Tom specialises in selling carbon removal at Supercritical and hosts The Carbon Removal Show podcast.
Did anyone else do Barbenheimer over the weekend or was it just us?
The Carbon Lowdown #6 recap: Voluntary vs Compliance markets
Broadly speaking, a carbon market facilitates trade between buyers and sellers of carbon credits i.e. avoidance or carbon removal. The concept of a carbon market came about off the back of the Kyoto protocol during COP3 in 1997 (older than some of the Supercritical team…!)
Carbon markets generally fall into two buckets; compliance markets (Supercritical doesn’t operate here) and voluntary markets (Supercritical operates here)
🏢 So what is the compliance market? Compliance markets are regulated emission requirements set by law. Simply put, large emitters are legally compelled to cap their GHG emissions in order to meet national climate goals.
The compliance market can be broken down into two tranches:
Cap and trade system - Governments CAP emitters with a maximum amount of GHG they are allowed to emit in a given time period. Emitters can then TRADE their surplus supply of GHGs amongst themselves, establishing a price for the carbon traded. Nations can also trade amongst themselves.

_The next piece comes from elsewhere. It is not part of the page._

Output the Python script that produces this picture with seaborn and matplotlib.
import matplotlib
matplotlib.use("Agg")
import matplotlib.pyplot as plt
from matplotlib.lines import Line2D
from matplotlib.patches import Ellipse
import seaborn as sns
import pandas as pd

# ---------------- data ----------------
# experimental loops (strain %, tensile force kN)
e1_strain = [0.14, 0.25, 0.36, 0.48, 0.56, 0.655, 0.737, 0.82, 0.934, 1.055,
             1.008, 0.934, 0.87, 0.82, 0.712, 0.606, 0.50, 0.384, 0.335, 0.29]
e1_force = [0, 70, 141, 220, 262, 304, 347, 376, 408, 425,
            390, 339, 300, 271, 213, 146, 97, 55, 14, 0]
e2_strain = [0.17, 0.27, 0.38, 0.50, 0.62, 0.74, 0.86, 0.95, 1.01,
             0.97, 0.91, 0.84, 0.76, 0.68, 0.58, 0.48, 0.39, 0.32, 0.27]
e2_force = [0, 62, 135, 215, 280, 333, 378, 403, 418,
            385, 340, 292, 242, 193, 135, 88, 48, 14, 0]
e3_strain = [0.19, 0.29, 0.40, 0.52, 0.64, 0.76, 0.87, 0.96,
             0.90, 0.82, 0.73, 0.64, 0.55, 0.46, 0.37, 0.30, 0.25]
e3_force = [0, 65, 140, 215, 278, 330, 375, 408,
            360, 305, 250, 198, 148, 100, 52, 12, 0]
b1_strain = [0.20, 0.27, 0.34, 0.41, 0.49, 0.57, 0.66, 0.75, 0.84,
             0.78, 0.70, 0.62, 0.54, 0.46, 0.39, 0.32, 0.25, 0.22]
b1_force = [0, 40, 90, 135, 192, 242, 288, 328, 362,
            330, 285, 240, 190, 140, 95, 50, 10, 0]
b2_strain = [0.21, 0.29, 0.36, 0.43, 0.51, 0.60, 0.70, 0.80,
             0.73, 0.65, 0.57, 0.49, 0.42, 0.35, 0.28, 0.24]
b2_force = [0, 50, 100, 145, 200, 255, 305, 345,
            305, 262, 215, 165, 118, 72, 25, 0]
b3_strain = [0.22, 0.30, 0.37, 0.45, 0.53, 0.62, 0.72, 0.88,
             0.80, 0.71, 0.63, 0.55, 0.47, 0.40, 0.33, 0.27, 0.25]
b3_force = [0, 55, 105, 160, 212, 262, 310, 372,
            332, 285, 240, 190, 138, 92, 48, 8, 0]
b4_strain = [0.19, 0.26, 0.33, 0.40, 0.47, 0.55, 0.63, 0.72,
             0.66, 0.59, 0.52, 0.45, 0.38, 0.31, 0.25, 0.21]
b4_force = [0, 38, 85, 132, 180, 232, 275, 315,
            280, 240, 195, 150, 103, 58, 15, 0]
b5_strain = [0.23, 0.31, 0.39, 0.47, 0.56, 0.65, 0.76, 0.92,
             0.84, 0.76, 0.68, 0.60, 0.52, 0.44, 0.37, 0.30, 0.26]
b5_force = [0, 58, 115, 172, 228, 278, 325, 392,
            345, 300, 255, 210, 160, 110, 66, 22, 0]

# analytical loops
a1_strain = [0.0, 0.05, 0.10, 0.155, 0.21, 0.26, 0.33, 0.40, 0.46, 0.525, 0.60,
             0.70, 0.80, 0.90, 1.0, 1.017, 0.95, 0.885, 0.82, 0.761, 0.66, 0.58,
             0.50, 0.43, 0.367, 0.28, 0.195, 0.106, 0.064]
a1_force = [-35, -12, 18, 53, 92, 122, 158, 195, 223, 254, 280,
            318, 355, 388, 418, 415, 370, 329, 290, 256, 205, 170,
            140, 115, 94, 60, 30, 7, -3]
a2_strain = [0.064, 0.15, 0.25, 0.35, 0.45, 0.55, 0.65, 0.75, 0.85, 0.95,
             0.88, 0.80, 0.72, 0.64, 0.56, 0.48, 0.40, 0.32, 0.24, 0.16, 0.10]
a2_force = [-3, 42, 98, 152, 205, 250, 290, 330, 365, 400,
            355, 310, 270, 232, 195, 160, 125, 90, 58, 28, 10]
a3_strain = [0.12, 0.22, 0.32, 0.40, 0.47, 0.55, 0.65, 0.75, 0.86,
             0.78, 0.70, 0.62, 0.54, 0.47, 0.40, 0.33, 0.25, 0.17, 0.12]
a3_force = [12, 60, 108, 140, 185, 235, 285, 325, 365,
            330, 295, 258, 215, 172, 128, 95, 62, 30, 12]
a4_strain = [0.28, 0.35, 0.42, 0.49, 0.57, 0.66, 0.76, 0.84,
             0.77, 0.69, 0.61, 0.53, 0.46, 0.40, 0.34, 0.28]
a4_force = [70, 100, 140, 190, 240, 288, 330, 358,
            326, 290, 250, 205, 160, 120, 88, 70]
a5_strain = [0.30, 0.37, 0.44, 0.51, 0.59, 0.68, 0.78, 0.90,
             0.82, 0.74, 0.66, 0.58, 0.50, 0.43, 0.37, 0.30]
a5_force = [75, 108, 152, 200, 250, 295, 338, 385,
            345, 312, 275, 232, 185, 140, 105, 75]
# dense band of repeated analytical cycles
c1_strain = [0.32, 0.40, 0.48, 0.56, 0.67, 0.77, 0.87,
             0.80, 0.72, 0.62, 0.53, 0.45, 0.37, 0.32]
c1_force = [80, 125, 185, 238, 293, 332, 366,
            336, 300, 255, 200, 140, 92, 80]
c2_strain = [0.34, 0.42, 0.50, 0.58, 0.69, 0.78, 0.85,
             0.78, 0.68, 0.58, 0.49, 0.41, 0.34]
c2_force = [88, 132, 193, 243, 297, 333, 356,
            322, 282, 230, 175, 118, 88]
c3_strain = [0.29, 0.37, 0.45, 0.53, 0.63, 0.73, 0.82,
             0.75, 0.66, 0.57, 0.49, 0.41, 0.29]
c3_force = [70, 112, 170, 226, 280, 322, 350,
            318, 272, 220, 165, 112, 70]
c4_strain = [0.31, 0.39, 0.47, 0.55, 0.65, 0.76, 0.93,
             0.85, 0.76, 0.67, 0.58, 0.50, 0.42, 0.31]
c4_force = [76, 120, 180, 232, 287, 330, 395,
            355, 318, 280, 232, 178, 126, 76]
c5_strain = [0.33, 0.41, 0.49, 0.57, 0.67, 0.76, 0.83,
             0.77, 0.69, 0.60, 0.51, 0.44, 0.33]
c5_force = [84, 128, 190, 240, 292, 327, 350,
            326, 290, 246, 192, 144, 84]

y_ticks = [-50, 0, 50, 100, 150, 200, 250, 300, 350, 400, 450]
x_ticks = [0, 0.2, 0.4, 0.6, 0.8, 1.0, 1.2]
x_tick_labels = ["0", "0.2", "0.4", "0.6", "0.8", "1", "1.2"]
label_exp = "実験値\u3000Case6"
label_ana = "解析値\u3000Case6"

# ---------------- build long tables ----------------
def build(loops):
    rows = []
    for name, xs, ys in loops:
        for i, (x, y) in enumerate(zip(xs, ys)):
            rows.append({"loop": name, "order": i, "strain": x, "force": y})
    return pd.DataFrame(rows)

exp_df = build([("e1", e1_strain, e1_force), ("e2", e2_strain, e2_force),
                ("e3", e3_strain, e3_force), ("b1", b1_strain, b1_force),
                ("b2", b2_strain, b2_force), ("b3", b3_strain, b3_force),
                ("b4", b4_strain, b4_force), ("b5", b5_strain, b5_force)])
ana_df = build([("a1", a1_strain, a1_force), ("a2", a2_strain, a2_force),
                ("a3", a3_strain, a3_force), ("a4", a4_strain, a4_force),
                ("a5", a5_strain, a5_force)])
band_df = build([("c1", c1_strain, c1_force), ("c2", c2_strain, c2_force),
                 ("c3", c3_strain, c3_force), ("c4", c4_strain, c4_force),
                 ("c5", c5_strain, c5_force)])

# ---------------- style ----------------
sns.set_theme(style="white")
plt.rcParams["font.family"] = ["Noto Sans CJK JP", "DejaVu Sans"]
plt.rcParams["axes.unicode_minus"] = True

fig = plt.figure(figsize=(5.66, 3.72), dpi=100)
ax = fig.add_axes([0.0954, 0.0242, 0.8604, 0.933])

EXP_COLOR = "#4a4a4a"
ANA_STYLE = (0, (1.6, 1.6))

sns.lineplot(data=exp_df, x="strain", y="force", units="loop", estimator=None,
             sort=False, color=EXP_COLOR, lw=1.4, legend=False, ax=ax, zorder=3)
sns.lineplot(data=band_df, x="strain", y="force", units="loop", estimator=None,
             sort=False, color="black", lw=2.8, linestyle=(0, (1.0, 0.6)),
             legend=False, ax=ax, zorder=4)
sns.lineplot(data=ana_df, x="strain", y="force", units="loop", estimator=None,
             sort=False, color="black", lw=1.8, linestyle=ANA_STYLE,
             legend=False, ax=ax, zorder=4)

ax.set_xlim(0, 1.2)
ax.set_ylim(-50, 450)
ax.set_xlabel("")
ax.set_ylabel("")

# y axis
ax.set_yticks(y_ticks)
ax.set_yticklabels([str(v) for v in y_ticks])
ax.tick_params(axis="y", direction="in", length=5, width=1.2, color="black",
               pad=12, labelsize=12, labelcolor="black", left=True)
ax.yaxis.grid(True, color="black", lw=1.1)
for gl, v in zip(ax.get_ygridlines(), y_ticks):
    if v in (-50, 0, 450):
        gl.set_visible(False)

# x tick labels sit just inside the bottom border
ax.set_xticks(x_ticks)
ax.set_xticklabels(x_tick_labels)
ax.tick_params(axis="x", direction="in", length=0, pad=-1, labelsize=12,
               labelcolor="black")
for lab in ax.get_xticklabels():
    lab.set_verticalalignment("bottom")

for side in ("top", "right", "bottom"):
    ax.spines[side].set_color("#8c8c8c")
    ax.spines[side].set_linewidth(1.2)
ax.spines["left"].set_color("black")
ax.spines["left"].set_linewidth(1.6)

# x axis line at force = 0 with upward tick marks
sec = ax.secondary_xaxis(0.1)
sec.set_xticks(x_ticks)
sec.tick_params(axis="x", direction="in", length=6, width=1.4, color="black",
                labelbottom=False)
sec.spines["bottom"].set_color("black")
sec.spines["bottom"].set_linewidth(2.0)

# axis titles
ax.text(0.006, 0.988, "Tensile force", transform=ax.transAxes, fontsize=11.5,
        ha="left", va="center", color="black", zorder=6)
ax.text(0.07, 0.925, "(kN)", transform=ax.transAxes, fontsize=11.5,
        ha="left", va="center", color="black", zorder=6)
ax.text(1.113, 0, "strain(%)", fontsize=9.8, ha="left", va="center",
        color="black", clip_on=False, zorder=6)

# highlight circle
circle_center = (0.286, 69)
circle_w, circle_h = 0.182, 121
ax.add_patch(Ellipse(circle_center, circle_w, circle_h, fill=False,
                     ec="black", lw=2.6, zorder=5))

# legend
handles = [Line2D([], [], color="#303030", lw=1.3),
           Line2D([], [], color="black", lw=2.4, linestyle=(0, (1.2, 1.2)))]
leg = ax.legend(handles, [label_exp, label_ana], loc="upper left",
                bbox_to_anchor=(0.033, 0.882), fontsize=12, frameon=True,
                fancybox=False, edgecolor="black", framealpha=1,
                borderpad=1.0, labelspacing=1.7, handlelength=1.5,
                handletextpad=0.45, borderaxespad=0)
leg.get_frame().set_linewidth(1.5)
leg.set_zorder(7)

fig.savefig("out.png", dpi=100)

Example - Company X & Y are both capped at emitting 100tCO2e per year. Company X only emits 90tCO2e whereas Y emits 110tCO2e… Company Y can ‘buy’ additional carbon allowances from X
Baseline and credit system - Under this system, there is no fixed limit on emissions, but polluters that reduce their emissions more than they otherwise are obliged to can earn ‘credits’ that they sell to others who need them in order to comply with regulations they are subject to. This is more akin to the avoidance credits we know well - see deep dive above on Offsets vs RECS and REGOS
🤠 What is the voluntary market? The voluntary market functions outside of compliance markets. Any company or individual can purchase carbon offsets on a voluntary basis with no intended use for compliance purposes. Simple!